Identifiers whose type is const T must be initialized, and may not be assigned to in subsequent statements. The type of the result of the initialization expression for a const declaration must be const S, where S is a type that is either T or can be implicitly promoted to T.

// Valid statements

const uint u1 = 4;
const int[8] i1 = 8;
float[64] runtime_f1 = 2.0;

const uint u2 = u1;       // `u1` is of type `const uint`.
const float[32] f2 = u1;  // `const uint` is implicitly promoted to `const float[32]`.


// Invalid statements

const int[64] i2 = f2;  // `const float[32]` cannot be implicitly promoted to `const int[64]`.
const float[64] f3 = runtime_f1;  // `runtime_f1` is not `const`.
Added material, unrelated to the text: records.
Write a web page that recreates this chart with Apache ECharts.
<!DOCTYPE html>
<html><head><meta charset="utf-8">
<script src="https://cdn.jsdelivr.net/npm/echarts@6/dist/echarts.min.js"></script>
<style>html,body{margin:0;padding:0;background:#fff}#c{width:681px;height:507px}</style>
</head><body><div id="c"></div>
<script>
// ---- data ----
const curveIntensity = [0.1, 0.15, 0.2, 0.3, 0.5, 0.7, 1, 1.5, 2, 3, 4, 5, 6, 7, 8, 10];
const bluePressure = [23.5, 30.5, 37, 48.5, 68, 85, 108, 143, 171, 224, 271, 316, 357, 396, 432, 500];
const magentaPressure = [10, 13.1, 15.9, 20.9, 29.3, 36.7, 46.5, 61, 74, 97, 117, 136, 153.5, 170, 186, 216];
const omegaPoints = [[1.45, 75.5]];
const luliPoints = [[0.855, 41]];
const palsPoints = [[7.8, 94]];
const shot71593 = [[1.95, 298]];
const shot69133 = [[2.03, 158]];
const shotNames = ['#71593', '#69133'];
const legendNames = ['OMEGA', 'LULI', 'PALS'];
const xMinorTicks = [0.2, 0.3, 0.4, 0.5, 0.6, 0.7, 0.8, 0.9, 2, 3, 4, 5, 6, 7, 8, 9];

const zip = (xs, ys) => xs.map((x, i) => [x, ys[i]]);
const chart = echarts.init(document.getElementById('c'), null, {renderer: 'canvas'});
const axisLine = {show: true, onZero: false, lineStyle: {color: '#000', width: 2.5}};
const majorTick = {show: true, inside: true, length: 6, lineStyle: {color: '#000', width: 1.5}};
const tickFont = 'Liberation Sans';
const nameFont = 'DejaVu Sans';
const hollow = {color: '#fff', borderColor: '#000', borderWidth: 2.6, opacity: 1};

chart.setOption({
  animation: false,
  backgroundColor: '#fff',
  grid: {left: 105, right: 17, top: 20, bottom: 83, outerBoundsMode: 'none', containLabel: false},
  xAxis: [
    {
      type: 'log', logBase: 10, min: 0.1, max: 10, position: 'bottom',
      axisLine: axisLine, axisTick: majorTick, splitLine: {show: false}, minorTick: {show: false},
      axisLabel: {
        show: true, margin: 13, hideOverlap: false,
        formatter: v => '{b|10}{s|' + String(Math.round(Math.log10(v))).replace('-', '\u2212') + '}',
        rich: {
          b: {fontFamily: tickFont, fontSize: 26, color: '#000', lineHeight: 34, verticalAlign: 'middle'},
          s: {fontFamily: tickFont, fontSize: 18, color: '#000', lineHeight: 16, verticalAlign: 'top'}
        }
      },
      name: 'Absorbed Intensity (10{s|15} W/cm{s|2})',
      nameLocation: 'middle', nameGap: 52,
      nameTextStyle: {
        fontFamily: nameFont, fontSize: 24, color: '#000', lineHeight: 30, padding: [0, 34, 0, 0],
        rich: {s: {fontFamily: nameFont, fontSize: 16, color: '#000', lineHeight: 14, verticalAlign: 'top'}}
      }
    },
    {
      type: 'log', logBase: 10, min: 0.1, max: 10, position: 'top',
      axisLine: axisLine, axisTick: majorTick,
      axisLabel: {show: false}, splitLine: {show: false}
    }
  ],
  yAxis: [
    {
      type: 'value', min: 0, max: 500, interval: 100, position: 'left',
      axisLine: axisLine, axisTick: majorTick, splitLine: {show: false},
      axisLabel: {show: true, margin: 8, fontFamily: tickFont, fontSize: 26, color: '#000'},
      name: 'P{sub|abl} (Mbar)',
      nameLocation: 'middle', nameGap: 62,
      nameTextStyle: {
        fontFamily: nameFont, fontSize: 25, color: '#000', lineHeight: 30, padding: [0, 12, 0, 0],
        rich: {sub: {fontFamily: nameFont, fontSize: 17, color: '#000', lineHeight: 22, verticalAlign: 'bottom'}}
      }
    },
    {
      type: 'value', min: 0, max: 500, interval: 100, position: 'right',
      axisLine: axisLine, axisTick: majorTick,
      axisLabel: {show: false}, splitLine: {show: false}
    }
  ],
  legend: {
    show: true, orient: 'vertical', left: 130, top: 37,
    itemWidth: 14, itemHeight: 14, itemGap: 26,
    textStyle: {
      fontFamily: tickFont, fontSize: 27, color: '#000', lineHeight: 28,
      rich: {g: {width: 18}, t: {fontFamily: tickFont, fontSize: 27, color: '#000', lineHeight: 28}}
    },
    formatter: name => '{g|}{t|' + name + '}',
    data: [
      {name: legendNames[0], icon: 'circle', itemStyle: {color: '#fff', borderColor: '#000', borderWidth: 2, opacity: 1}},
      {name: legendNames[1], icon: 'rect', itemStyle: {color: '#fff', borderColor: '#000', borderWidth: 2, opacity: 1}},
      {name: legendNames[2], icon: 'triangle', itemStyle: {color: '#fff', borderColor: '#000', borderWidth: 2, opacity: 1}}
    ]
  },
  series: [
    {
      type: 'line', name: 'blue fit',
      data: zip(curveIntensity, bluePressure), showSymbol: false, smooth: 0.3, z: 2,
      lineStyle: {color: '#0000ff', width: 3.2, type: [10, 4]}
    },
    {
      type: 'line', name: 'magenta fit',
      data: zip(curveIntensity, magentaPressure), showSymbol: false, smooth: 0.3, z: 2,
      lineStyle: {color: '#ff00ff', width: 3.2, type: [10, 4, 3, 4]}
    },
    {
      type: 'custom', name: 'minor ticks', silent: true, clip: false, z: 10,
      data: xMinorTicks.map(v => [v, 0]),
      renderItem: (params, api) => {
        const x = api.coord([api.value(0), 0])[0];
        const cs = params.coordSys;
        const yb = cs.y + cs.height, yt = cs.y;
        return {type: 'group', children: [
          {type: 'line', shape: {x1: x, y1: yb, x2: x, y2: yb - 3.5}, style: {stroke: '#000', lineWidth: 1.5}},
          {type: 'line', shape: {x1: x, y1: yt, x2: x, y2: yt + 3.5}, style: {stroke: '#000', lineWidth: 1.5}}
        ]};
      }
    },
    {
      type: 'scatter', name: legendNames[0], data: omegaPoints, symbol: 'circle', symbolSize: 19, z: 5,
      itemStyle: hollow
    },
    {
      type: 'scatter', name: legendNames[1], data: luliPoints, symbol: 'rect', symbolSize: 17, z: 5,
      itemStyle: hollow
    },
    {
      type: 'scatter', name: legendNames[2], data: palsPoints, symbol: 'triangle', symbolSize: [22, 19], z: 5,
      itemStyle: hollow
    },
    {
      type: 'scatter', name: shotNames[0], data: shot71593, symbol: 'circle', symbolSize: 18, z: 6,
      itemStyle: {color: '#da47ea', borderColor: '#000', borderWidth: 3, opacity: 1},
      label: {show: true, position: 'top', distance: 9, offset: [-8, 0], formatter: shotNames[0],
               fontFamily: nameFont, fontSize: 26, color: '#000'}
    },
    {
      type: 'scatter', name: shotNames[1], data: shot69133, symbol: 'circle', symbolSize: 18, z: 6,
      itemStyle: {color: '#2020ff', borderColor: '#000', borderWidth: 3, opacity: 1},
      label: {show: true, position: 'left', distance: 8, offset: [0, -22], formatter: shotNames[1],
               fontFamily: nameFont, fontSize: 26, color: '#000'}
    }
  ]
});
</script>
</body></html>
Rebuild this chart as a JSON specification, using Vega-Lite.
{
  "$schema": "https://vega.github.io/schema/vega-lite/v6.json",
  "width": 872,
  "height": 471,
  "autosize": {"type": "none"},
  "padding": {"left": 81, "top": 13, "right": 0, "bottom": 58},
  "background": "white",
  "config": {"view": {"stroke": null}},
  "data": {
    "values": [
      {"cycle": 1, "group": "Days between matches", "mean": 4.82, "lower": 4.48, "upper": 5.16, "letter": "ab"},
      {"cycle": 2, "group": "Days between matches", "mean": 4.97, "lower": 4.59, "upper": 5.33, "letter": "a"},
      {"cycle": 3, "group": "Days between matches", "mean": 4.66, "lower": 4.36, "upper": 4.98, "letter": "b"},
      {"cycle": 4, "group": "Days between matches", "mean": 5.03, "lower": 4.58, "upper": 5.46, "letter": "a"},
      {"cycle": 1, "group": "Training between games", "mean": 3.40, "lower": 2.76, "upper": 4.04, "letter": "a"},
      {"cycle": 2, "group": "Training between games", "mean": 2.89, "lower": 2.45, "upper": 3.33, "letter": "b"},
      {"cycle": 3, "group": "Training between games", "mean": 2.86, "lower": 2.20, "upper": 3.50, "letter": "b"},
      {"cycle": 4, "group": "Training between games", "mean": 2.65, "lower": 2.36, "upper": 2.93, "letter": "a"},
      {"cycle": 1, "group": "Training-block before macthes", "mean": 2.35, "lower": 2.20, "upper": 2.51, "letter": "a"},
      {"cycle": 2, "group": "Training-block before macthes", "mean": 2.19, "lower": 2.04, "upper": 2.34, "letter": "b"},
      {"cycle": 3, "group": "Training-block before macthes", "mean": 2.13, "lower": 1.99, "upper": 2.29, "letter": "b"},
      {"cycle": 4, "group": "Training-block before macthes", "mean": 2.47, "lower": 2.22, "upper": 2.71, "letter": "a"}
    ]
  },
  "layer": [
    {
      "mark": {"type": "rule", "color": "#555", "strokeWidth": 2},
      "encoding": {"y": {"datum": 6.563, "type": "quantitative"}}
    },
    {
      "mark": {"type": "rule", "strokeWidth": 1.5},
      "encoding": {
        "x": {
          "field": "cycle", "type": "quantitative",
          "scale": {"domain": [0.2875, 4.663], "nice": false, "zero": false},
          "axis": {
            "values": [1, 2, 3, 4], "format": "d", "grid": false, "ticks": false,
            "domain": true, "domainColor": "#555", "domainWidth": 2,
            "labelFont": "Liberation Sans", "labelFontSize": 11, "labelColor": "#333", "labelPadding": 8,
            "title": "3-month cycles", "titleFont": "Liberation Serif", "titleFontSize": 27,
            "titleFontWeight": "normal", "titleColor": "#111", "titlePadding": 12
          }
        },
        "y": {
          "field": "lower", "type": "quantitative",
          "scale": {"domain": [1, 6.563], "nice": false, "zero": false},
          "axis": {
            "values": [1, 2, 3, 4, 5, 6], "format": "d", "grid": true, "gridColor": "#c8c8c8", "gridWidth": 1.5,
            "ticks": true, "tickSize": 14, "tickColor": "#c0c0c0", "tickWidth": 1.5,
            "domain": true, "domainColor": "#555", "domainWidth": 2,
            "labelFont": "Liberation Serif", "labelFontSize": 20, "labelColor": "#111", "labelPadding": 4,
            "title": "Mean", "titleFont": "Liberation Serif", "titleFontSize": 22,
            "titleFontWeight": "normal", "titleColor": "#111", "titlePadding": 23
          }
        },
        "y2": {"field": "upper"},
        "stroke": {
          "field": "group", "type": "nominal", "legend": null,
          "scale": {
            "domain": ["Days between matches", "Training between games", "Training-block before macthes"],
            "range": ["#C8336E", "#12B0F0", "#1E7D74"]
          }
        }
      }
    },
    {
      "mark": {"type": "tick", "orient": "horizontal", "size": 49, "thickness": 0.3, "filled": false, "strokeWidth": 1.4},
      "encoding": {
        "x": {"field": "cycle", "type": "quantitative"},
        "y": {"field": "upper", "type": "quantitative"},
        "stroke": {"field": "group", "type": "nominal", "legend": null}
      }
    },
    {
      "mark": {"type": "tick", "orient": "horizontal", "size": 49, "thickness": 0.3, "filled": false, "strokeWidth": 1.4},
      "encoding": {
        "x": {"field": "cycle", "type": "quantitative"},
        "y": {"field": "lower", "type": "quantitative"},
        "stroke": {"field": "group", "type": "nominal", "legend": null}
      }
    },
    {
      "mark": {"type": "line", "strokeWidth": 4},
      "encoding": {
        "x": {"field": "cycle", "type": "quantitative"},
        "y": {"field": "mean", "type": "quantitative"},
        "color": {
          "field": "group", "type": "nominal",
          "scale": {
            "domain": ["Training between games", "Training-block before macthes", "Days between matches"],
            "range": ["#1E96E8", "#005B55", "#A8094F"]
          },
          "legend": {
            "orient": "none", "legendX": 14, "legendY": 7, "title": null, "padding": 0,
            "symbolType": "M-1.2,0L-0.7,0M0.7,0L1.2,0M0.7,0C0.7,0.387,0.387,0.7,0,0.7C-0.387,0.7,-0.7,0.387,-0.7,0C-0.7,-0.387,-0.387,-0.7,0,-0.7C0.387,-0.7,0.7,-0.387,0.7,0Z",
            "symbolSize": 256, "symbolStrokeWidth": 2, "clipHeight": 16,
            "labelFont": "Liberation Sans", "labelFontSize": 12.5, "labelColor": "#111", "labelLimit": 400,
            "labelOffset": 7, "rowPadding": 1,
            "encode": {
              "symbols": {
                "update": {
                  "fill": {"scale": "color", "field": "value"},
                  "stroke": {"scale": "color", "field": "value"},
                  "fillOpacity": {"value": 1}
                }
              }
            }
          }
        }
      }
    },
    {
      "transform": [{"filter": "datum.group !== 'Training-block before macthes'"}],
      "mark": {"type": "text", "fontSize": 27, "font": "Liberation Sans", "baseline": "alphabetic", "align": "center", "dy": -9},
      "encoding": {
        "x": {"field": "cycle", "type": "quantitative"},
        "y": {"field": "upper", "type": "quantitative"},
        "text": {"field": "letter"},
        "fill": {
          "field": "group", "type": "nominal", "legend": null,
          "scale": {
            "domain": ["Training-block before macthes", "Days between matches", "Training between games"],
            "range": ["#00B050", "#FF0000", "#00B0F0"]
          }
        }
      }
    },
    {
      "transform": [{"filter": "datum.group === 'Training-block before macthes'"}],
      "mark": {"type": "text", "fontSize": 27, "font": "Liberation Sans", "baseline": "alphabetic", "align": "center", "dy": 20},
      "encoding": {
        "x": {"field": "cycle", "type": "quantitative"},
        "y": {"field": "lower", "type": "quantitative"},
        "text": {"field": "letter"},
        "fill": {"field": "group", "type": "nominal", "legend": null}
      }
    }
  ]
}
Operator expressions, e.g. a + b (addition), a[b] (bit-level indexing) and a == b (equality), and certain built-in functions acting only on const operands will be evaluated at compile time. The resulting values are of type const T, where the type T is the type of the result when acting on non-const operands.

// Valid statements

const uint[8] SIZE = 5;

const uint[16] u1 = 2 * SIZE;  // Compile-time value 10.
const float[64] f1 = 5.0 * SIZE;  // Compile-time value 25.0.
const bit b1 = u1[1];  // Compile-time value `"1"`.
const bit[SIZE - 1] b2 = u1[0:3];  // Compile-time value `"1010"`.

The resultant type of a cast to type T is const T if the input value has a type const S, where values of type S can be cast to type T. If S cannot be cast to T, the expression is invalid. The cast operator does not contain the keyword const.

// Valid statements

const float[64] f1 = 2.5;
uint[8] runtime_u = 7;

const int[8] i1 = int[8](f1);  // `i1` has compile-time value 2.
const uint u1 = 2 * uint(f1);  // `u1` has compile-time value 4.


// Invalid statements

const bit[2] b1 = bit[2](f1);  // `float[64]` cannot be cast to `bit[2]`.
const int[16] i2 = int[16](runtime_u);  // Casting runtime values is not `const`.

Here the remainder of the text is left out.